• **What the task requires**: Gather every line that includes the word "with", please.

[start]

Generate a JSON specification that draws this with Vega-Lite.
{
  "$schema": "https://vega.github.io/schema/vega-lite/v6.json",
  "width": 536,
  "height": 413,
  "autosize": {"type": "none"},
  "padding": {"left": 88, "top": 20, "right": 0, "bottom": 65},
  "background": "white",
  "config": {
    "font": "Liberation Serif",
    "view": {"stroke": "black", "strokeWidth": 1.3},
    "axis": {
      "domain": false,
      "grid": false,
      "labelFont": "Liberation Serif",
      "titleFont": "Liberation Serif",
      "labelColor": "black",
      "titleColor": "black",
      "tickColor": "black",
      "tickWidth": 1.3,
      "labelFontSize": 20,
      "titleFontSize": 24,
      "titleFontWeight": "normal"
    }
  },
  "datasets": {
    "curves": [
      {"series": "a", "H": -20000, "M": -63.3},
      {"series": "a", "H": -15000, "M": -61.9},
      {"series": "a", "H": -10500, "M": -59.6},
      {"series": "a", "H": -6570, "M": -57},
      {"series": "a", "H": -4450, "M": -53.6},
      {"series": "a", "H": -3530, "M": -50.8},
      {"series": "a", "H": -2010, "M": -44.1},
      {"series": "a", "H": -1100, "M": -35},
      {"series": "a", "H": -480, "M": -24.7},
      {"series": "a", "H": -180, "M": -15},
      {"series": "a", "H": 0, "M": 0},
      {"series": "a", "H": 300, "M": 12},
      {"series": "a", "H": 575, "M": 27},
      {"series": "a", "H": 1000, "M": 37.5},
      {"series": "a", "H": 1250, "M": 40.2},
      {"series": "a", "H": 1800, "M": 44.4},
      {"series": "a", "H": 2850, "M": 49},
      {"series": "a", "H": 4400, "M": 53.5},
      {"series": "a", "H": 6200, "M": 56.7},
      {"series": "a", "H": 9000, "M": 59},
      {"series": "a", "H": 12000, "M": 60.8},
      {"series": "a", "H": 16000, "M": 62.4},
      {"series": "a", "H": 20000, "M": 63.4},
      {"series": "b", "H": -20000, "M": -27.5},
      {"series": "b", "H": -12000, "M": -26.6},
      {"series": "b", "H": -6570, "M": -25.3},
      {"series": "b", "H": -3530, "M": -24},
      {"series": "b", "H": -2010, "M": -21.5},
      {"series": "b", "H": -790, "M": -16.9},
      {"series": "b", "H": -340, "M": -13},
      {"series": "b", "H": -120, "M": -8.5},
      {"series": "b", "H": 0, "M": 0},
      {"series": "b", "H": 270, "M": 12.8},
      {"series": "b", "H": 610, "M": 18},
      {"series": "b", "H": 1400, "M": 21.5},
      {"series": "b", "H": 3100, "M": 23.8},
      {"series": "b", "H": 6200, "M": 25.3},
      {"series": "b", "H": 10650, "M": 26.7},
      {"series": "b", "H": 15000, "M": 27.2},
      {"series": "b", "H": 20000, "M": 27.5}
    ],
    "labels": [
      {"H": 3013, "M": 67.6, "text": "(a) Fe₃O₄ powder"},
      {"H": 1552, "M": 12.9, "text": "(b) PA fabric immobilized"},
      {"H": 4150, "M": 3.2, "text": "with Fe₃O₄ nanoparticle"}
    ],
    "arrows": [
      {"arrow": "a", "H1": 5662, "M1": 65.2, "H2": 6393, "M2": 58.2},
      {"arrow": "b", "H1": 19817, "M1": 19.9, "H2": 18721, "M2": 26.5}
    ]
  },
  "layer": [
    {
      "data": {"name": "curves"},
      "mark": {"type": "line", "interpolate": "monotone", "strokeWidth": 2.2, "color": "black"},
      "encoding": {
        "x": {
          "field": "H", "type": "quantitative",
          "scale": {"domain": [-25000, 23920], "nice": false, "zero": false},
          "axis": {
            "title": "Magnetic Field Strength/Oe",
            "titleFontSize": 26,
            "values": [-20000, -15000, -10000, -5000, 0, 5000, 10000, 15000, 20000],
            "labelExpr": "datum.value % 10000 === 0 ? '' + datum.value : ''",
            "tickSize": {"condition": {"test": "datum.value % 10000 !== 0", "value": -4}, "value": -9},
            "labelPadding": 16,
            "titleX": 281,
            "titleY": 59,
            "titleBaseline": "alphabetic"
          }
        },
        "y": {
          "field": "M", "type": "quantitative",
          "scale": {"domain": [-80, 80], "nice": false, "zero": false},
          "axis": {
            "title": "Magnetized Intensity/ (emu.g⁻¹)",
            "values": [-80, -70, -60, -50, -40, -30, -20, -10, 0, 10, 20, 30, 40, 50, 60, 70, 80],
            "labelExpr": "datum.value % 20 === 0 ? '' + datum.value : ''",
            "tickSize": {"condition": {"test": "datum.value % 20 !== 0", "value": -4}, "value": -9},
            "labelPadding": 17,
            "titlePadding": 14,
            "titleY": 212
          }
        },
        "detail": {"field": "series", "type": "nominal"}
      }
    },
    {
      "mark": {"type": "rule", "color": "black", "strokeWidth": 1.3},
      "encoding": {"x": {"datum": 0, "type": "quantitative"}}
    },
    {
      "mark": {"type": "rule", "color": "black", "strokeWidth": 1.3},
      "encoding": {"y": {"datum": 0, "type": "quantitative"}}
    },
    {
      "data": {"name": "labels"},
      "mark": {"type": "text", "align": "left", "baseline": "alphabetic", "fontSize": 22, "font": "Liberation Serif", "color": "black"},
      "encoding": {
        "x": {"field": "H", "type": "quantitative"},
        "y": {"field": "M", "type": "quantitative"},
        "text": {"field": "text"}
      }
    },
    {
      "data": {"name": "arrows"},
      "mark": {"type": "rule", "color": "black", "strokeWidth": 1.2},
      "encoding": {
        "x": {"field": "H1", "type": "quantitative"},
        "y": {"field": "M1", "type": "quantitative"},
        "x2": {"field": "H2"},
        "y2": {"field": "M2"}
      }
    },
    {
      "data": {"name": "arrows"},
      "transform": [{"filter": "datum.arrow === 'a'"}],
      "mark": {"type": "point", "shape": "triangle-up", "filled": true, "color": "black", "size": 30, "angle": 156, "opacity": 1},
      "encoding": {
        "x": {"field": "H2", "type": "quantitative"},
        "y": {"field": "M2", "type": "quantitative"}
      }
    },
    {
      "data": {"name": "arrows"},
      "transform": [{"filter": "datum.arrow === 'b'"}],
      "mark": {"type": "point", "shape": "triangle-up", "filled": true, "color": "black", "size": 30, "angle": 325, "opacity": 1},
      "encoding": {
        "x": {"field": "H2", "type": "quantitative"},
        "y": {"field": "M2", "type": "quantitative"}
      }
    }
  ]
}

[end]
[start]

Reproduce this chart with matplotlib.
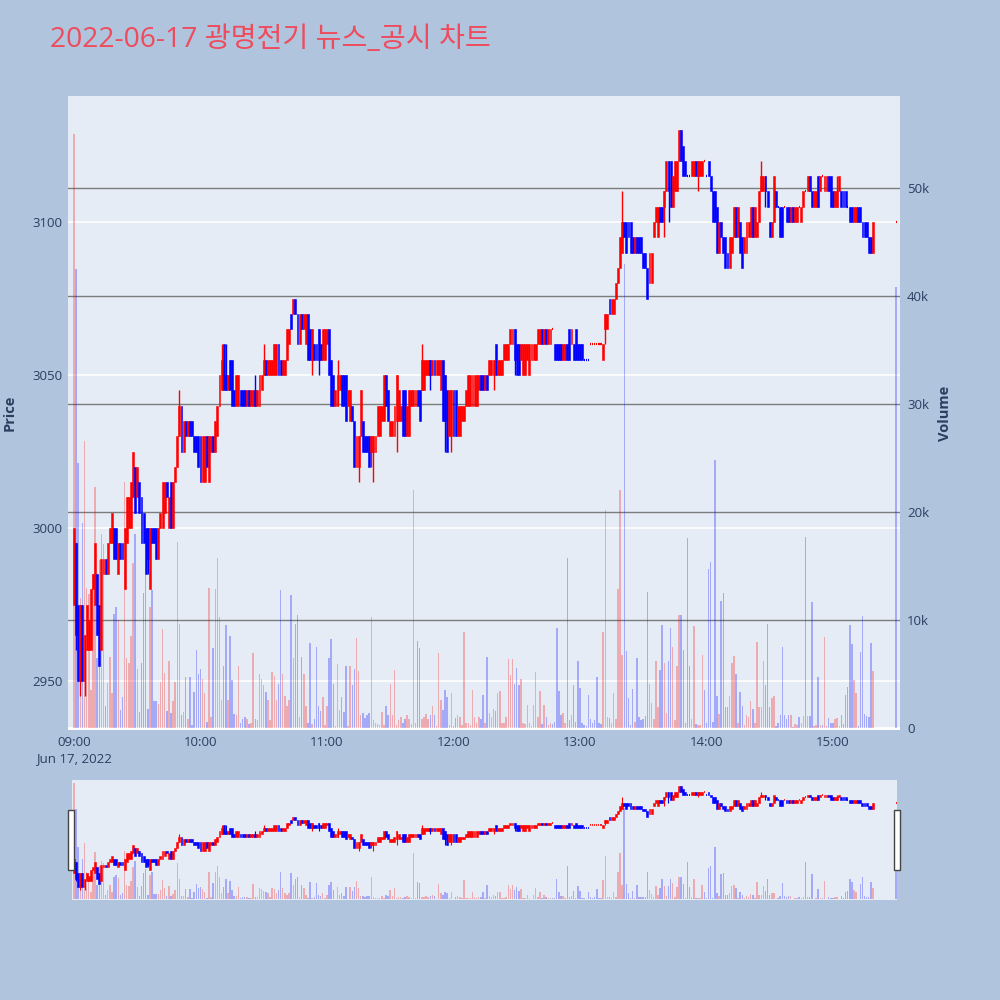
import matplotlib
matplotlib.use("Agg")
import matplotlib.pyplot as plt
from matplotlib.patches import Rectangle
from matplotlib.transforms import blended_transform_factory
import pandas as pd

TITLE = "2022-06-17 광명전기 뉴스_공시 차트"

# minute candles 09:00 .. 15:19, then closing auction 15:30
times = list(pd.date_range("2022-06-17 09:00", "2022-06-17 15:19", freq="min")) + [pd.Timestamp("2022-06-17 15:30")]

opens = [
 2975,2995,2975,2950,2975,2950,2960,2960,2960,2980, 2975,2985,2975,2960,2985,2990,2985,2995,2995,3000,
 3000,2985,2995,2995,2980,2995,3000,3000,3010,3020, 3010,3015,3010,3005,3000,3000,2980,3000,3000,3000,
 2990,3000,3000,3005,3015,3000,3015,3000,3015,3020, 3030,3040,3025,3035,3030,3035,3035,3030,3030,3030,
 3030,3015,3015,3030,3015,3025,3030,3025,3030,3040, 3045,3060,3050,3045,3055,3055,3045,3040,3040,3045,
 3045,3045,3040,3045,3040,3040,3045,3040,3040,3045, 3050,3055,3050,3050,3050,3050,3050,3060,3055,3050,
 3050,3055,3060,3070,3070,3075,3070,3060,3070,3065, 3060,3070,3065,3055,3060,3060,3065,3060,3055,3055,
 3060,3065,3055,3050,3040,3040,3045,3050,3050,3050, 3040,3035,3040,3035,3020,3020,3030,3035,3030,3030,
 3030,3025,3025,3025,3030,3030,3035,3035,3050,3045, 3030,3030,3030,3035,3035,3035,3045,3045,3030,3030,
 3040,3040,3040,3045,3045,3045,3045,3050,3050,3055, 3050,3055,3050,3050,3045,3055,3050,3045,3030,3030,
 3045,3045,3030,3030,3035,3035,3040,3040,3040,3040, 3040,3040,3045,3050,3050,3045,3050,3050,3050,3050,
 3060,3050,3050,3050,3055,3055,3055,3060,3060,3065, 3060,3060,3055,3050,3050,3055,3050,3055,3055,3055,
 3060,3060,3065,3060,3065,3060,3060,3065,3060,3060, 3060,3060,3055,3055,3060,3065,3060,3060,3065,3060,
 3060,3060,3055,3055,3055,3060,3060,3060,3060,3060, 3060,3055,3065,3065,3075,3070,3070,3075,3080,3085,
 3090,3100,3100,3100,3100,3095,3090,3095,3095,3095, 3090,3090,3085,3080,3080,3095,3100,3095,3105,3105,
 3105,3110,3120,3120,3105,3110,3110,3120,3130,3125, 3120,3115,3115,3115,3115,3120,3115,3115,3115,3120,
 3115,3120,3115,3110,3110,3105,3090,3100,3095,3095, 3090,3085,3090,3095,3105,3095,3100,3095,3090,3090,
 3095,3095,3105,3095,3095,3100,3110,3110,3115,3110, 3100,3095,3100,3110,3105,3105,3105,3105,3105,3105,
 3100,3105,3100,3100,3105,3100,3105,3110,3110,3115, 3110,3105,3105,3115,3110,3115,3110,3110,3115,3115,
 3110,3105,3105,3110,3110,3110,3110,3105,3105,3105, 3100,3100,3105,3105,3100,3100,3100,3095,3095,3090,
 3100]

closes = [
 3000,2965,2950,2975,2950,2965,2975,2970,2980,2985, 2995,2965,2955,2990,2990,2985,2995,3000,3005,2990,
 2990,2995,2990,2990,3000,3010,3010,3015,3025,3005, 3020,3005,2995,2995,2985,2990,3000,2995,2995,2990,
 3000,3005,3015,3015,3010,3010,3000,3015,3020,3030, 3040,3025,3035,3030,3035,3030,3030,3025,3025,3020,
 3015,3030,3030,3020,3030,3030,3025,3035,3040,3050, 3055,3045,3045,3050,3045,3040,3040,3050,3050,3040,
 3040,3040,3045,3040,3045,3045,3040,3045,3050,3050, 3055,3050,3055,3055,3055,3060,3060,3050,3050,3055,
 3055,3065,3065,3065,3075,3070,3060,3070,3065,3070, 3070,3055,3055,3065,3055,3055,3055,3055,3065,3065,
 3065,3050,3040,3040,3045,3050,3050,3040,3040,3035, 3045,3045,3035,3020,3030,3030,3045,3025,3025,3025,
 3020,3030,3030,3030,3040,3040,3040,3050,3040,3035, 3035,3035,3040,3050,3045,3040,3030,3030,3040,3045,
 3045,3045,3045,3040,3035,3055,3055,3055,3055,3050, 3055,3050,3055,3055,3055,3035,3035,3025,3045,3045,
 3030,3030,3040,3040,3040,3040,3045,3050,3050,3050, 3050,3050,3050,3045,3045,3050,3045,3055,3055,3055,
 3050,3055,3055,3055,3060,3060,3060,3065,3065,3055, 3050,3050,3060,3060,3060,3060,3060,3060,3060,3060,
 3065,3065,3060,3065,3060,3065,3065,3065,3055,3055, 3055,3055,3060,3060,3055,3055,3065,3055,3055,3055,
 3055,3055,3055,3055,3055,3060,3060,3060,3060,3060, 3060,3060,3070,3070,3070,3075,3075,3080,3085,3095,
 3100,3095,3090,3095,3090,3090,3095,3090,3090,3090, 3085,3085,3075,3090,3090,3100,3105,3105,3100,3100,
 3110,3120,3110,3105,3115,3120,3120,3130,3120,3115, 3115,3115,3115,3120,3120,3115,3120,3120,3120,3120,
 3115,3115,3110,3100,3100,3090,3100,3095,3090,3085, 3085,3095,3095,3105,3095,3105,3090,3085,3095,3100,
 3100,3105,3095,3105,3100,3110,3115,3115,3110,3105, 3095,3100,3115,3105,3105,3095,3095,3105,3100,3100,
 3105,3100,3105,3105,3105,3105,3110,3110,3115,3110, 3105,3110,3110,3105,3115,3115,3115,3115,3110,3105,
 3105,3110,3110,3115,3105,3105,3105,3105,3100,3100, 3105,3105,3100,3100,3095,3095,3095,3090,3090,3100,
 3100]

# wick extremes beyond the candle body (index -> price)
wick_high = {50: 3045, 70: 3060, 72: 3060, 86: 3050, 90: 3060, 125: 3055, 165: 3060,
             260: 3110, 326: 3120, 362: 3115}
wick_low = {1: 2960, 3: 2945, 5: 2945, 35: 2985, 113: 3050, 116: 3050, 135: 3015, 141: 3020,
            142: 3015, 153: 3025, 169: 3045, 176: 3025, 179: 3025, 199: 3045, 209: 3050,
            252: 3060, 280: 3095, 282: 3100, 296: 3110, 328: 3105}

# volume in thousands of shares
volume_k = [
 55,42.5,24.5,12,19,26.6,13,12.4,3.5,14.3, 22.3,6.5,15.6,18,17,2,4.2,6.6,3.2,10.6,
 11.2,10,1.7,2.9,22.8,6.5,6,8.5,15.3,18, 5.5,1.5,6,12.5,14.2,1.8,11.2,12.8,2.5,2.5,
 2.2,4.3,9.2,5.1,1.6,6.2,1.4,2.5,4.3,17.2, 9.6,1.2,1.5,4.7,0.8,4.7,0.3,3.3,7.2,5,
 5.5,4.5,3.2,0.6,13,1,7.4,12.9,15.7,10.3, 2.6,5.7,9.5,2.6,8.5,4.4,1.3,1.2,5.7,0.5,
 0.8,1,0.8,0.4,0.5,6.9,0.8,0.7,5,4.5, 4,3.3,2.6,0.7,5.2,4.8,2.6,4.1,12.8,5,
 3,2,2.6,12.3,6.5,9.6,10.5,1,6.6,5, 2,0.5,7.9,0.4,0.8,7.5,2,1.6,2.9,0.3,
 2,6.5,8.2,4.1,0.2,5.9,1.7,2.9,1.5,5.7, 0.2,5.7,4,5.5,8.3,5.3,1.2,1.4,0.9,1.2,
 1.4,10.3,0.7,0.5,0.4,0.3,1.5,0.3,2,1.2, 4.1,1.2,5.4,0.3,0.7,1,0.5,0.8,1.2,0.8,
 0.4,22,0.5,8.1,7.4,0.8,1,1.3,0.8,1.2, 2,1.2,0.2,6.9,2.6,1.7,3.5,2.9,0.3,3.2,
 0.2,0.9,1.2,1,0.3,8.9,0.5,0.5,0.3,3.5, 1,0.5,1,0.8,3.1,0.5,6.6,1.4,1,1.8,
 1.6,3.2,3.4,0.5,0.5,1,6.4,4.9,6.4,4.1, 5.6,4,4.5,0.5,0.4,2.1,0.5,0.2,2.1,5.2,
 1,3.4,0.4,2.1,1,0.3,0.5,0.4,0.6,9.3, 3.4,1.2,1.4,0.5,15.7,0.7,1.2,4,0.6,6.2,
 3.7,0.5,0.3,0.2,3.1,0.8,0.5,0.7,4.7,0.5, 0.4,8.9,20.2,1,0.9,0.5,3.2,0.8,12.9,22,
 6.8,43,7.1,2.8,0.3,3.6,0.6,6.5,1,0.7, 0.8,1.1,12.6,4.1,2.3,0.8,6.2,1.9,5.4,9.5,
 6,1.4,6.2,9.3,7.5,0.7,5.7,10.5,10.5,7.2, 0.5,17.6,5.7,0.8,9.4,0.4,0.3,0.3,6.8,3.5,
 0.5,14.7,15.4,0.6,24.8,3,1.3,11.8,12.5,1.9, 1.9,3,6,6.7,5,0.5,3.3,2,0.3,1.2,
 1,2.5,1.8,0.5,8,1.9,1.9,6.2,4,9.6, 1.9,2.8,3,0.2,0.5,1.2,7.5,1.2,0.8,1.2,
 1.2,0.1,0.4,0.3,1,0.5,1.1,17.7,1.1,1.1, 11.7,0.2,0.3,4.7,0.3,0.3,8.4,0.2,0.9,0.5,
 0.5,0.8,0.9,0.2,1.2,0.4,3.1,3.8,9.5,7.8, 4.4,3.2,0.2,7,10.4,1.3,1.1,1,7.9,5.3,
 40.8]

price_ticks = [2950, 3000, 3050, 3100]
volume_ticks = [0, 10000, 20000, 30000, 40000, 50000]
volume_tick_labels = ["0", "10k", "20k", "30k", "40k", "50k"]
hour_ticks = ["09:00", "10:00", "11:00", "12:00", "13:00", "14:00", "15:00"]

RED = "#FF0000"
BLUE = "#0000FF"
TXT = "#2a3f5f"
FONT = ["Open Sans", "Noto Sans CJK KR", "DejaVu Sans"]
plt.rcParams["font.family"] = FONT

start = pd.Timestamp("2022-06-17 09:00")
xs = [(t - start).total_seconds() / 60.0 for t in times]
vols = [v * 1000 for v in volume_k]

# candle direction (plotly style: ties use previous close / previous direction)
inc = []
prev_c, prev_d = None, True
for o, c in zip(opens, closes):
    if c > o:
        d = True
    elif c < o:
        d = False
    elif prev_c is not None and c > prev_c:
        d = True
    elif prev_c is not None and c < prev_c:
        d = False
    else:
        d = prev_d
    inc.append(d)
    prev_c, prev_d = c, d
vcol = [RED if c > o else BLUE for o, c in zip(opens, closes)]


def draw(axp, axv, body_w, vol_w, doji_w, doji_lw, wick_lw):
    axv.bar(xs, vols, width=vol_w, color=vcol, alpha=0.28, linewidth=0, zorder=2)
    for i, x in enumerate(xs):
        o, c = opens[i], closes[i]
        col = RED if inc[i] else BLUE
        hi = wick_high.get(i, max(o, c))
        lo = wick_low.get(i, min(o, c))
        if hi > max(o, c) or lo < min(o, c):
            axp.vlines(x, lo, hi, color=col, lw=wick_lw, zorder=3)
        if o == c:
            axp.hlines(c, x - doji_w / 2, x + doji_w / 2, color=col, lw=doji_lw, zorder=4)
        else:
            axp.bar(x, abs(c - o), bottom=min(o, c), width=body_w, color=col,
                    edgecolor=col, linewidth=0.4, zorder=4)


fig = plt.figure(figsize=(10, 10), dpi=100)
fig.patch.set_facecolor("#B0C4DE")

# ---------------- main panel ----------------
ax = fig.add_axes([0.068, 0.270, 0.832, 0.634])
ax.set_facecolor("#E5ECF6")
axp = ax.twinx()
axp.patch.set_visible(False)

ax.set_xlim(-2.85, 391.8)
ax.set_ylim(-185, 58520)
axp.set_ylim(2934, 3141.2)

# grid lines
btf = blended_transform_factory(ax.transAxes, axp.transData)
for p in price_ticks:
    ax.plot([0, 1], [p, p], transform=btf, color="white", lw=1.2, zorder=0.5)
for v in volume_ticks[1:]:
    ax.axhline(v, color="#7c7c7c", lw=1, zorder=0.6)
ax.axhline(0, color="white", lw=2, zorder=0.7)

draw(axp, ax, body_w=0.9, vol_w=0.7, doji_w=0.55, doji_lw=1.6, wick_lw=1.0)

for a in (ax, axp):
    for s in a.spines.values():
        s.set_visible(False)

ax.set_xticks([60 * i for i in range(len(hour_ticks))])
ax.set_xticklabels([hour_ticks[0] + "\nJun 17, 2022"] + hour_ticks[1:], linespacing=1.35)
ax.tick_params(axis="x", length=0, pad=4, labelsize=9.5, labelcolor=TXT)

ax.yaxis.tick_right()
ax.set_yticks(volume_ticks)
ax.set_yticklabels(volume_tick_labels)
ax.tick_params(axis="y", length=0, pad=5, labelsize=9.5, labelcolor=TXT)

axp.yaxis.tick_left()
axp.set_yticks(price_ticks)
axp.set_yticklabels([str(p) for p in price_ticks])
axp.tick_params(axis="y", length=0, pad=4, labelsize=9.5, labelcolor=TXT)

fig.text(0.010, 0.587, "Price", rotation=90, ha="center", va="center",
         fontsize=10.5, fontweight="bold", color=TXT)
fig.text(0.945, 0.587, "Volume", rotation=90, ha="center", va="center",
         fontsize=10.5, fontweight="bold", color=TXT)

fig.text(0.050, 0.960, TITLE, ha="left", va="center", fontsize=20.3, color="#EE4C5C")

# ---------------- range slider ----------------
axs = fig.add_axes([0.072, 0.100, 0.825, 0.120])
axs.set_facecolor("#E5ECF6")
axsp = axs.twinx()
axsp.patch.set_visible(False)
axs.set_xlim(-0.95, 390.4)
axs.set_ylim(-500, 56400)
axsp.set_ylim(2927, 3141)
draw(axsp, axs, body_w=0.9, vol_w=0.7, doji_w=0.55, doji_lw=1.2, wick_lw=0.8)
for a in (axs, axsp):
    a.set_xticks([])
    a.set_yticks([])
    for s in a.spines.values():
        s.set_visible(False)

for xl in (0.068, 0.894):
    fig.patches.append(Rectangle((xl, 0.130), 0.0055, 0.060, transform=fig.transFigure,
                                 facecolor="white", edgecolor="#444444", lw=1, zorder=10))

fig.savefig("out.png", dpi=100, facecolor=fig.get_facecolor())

[end]

• **Exercise result**:
Generate a JSON specification that draws this with Vega-Lite.
      {"H": 4150, "M": 3.2, "text": "with Fe₃O₄ nanoparticle"}
Reproduce this chart with matplotlib.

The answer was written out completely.